- _ITEMS_:
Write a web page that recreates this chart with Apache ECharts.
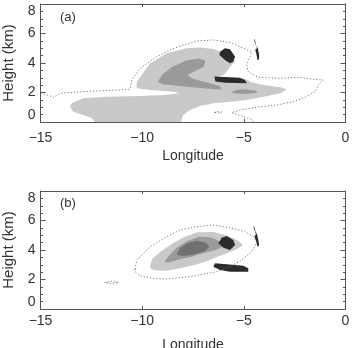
<!DOCTYPE html>
<html><head><meta charset="utf-8">
<script src="https://cdn.jsdelivr.net/npm/echarts@6/dist/echarts.min.js"></script>
<style>html,body{margin:0;padding:0;background:#fff}#c{width:355px;height:348px}</style>
</head><body><div id="c"></div>
<script>
// ---- axes ----
const xTicks = [-15, -10, -5, 0];
const yTicks = [0, 2, 4, 6, 8];
const panelLabels = ['(a)', '(b)'];
const xTitle = 'Longitude';
const yTitle = 'Height (km)';

// ---- panel (a) contours: [longitude, height km] ----
const aDotted = [[-15.0,1.95],[-14.6,1.8],[-14.37,1.67],[-14.2,1.8],[-13.96,1.95],[-13.0,2.05],[-12.0,2.12],[-11.0,2.18],[-10.6,2.22],[-10.51,2.85],[-10.1,3.64],[-9.29,4.43],[-8.6,4.9],[-7.98,5.22],[-7.32,5.5],[-6.5,5.56],[-5.68,5.38],[-5.03,5.0],[-4.61,4.77],[-4.70,4.43],[-4.86,3.86],[-4.78,3.41],[-4.29,3.03],[-3.2,2.96],[-2.24,3.03],[-1.58,2.89],[-1.09,2.85],[-1.34,2.51],[-1.50,2.05],[-1.91,1.72],[-2.57,1.38],[-3.38,1.15],[-4.37,1.0],[-5.19,0.81],[-5.60,0.63],[-5.10,0.41],[-4.61,0.18],[-4.53,0.0]];
const aDottedSmall = [[-6.45,0.65],[-6.3,0.72],[-6.1,0.66],[-6.3,0.6],[-6.45,0.65]];
const aLight = [[-12.32,0],[-12.48,0.25],[-12.9,0.47],[-13.39,0.70],[-13.55,1.04],[-13.47,1.27],[-12.9,1.61],[-11.74,1.72],[-10.1,1.76],[-8.96,1.83],[-8.14,1.95],[-8.47,2.05],[-9.61,2.17],[-10.27,2.28],[-10.27,2.73],[-10.02,3.19],[-9.61,3.98],[-8.79,4.66],[-7.81,5.0],[-7.16,5.05],[-6.5,4.95],[-6.2,4.8],[-5.6,4.5],[-5.43,4.09],[-5.68,3.75],[-5.84,3.41],[-6.01,3.19],[-6.3,3.05],[-5.0,2.95],[-4.8,2.85],[-4.7,2.73],[-4.04,2.51],[-3.2,2.35],[-2.89,2.22],[-3.2,1.95],[-4.04,1.72],[-4.86,1.49],[-5.68,1.38],[-6.5,1.27],[-7.16,1.08],[-7.65,0.81],[-7.98,0.47],[-8.1,0]];
const aMid = [[-9.24,2.72],[-9.0,3.24],[-8.51,3.74],[-7.87,4.15],[-7.22,4.31],[-6.89,4.15],[-6.97,3.74],[-7.38,3.47],[-7.78,3.17],[-7.54,2.95],[-6.73,2.65],[-6.16,2.43],[-6.08,2.2],[-6.89,2.27],[-8.03,2.43],[-9.0,2.56]];
const aMidSmall = [[-5.6,2.05],[-5.3,2.18],[-4.9,2.22],[-4.4,2.12],[-4.3,2.02],[-4.6,1.93],[-5.1,1.9],[-5.5,1.95]];
const aBlob = [[-6.17,4.77],[-5.93,5.0],[-5.68,4.93],[-5.43,4.43],[-5.52,4.09],[-5.68,3.98],[-5.93,4.2],[-6.2,4.54]];
const aBar = [[-6.45,3.08],[-5.2,3.0],[-4.95,2.85],[-4.85,2.62],[-5.9,2.66],[-6.4,2.74]];
const aZig = [[-4.5,5.6],[-4.44,5.3],[-4.34,5.02],[-4.44,4.9],[-4.38,4.6],[-4.33,4.2],[-4.25,4.25],[-4.25,4.6],[-4.3,4.9],[-4.3,5.0],[-4.4,5.2],[-4.46,5.6]];

// ---- panel (b) contours ----
const bDotted = [[-10.35,2.7],[-10.27,3.32],[-9.9,3.8],[-9.61,4.22],[-8.79,4.9],[-8.14,5.36],[-7.32,5.58],[-6.5,5.69],[-5.68,5.51],[-4.94,5.24],[-4.53,4.9],[-4.37,4.56],[-4.45,4.22],[-4.7,3.78],[-5.19,3.25],[-5.68,2.87],[-6.33,2.53],[-6.99,2.37],[-7.65,2.19],[-8.14,2.12],[-8.79,2.03],[-9.45,2.08],[-10.1,2.24],[-10.27,2.42],[-10.35,2.53],[-10.35,2.7]];
const bDottedSmall = [[-11.85,1.8],[-11.5,1.87],[-11.15,1.8],[-11.5,1.74],[-11.85,1.8]];
const bLight = [[-9.6,2.95],[-9.5,3.4],[-9.1,3.88],[-8.5,4.45],[-7.9,4.9],[-7.3,5.2],[-6.5,5.22],[-6.0,5.05],[-5.6,4.85],[-5.3,4.65],[-5.05,4.35],[-5.3,4.08],[-5.8,3.8],[-6.3,3.55],[-6.8,3.25],[-7.3,3.03],[-7.8,2.87],[-8.2,2.75],[-8.8,2.6],[-9.4,2.62],[-9.6,2.75]];
const bMid = [[-8.9,3.2],[-8.7,3.6],[-8.3,4.15],[-7.8,4.6],[-7.2,4.9],[-6.6,4.85],[-6.2,4.6],[-5.95,4.25],[-6.4,4.0],[-7.0,3.78],[-7.6,3.55],[-8.2,3.35],[-8.7,3.15]];
const bDark = [[-8.3,3.7],[-8.15,4.1],[-7.8,4.45],[-7.3,4.62],[-6.85,4.5],[-6.7,4.2],[-6.95,3.9],[-7.5,3.68],[-8.0,3.6]];
const bBlob = [[-6.09,4.83],[-5.84,4.95],[-5.52,4.68],[-5.43,4.34],[-5.68,4.0],[-6.0,4.16],[-6.25,4.45]];
const bBar = [[-6.42,3.1],[-5.84,3.03],[-5.03,2.94],[-4.78,2.76],[-4.78,2.53],[-5.68,2.53],[-6.17,2.64],[-6.5,2.87]];
const bZig = [[-4.53,5.6],[-4.47,5.3],[-4.4,5.05],[-4.48,4.95],[-4.4,4.6],[-4.32,4.22],[-4.25,4.3],[-4.28,4.65],[-4.33,4.95],[-4.35,5.05],[-4.43,5.25],[-4.49,5.6]];

const FONT = "'Liberation Sans', Arial, sans-serif";
const TXT = '#333';
const AX = '#555';
const C_LIGHT = '#c9c9c9', C_MID = '#9a9a9a', C_DARK = '#707070', C_BLACK = '#2b2b2b', C_DOT = '#777';

const chart = echarts.init(document.getElementById('c'), null, {renderer: 'canvas'});

const grids = [
  {left: 40.5, top: 4, width: 305, height: 118, containLabel: false, outerBoundsMode: 'none'},
  {left: 40.5, top: 191, width: 305, height: 118, containLabel: false, outerBoundsMode: 'none'}
];
const labelMargins = [9, 5];
const nameGaps = [27, 29];

const xAxes = [], yAxes = [];
grids.forEach((g, i) => {
  const xb = {
    type: 'value', gridIndex: i, min: xTicks[0], max: xTicks[xTicks.length-1], interval: 5,
    position: 'bottom',
    axisLine: {show: true, onZero: false, lineStyle: {color: AX, width: 1}},
    axisTick: {show: true, inside: true, length: 3, lineStyle: {color: AX}},
    axisLabel: {show: true, margin: labelMargins[i], fontSize: 14, fontFamily: FONT, color: TXT,
      formatter: v => v < 0 ? '\u2212' + Math.abs(v) : String(v)},
    splitLine: {show: false},
    name: xTitle, nameLocation: 'middle', nameGap: nameGaps[i],
    nameTextStyle: {fontSize: 14, fontFamily: FONT, color: TXT}
  };
  const xt = {
    type: 'value', gridIndex: i, min: xTicks[0], max: xTicks[xTicks.length-1], interval: 5,
    position: 'top',
    axisLine: {show: true, onZero: false, lineStyle: {color: AX, width: 1}},
    axisTick: {show: true, inside: true, length: 3, lineStyle: {color: AX}},
    axisLabel: {show: false}, splitLine: {show: false}
  };
  xAxes.push(xb, xt);
  const yl = {
    type: 'value', gridIndex: i, min: yTicks[0], max: yTicks[yTicks.length-1], interval: 2,
    position: 'left',
    axisLine: {show: true, onZero: false, lineStyle: {color: AX, width: 1}},
    axisTick: {show: true, inside: true, length: 5, lineStyle: {color: AX}},
    minorTick: {show: true, splitNumber: 4, length: 2.5, lineStyle: {color: AX}},
    axisLabel: {show: true, margin: 5, fontSize: 14, fontFamily: FONT, color: TXT,
      verticalAlignMinLabel: 'bottom', verticalAlignMaxLabel: 'top'},
    splitLine: {show: false}, minorSplitLine: {show: false},
    name: yTitle, nameLocation: 'middle', nameGap: 24, nameRotate: 90,
    nameTextStyle: {fontSize: 15, fontFamily: FONT, color: TXT}
  };
  const yr = {
    type: 'value', gridIndex: i, min: yTicks[0], max: yTicks[yTicks.length-1], interval: 2,
    position: 'right',
    axisLine: {show: true, onZero: false, lineStyle: {color: AX, width: 1}},
    axisTick: {show: true, inside: true, length: 5, lineStyle: {color: AX}},
    minorTick: {show: true, splitNumber: 4, length: 2.5, lineStyle: {color: AX}},
    axisLabel: {show: false}, splitLine: {show: false}, minorSplitLine: {show: false}
  };
  yAxes.push(yl, yr);
});

function shape(panel, pts, fill, dotted) {
  return {
    type: 'custom', xAxisIndex: panel * 2, yAxisIndex: panel * 2, clip: true,
    silent: true, animation: false,
    data: pts,
    renderItem: function (params, api) {
      if (params.dataIndex !== 0) return null;
      const p = pts.map(d => api.coord(d));
      if (dotted) {
        return {type: 'polyline', shape: {points: p},
          style: {fill: null, stroke: C_DOT, lineWidth: 1, lineDash: [1.2, 2]}};
      }
      return {type: 'polygon', shape: {points: p}, style: {fill: fill, stroke: null}};
    }
  };
}

const series = [
  shape(0, aLight, C_LIGHT), shape(0, aMid, C_MID), shape(0, aMidSmall, C_MID),
  shape(0, aBlob, C_BLACK), shape(0, aBar, C_BLACK), shape(0, aZig, C_BLACK),
  shape(0, aDotted, null, true), shape(0, aDottedSmall, null, true),
  shape(1, bLight, C_LIGHT), shape(1, bMid, C_MID), shape(1, bDark, C_DARK),
  shape(1, bBlob, C_BLACK), shape(1, bBar, C_BLACK), shape(1, bZig, C_BLACK),
  shape(1, bDotted, null, true), shape(1, bDottedSmall, null, true)
];

chart.setOption({
  animation: false,
  backgroundColor: '#fff',
  grid: grids,
  xAxis: xAxes,
  yAxis: yAxes,
  series: series,
  graphic: [
    {type: 'text', left: 60, top: 11, style: {text: panelLabels[0], font: '13px ' + FONT, fill: TXT}},
    {type: 'text', left: 60, top: 197, style: {text: panelLabels[1], font: '13px ' + FONT, fill: TXT}}
  ]
});
</script></body></html>
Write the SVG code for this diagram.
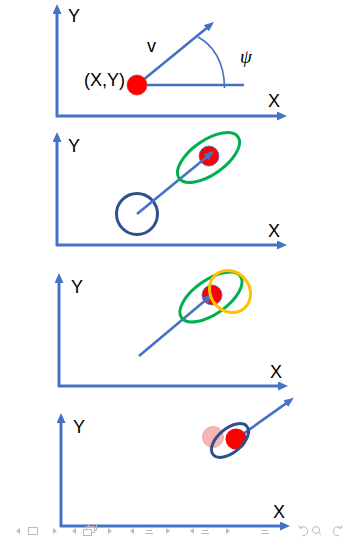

- _WRITTEN EXERCISE_:
Go from the first line of the listing to the line holding "const yTitle = 'Height (km)';" and, please, transcribe those lines exactly, both included, with no pictures.

- _ANSWER_:
Write a web page that recreates this chart with Apache ECharts.
<!DOCTYPE html>
<html><head><meta charset="utf-8">
<script src="https://cdn.jsdelivr.net/npm/echarts@6/dist/echarts.min.js"></script>
<style>html,body{margin:0;padding:0;background:#fff}#c{width:355px;height:348px}</style>
</head><body><div id="c"></div>
<script>
// ---- axes ----
const xTicks = [-15, -10, -5, 0];
const yTicks = [0, 2, 4, 6, 8];
const panelLabels = ['(a)', '(b)'];
const xTitle = 'Longitude';
const yTitle = 'Height (km)';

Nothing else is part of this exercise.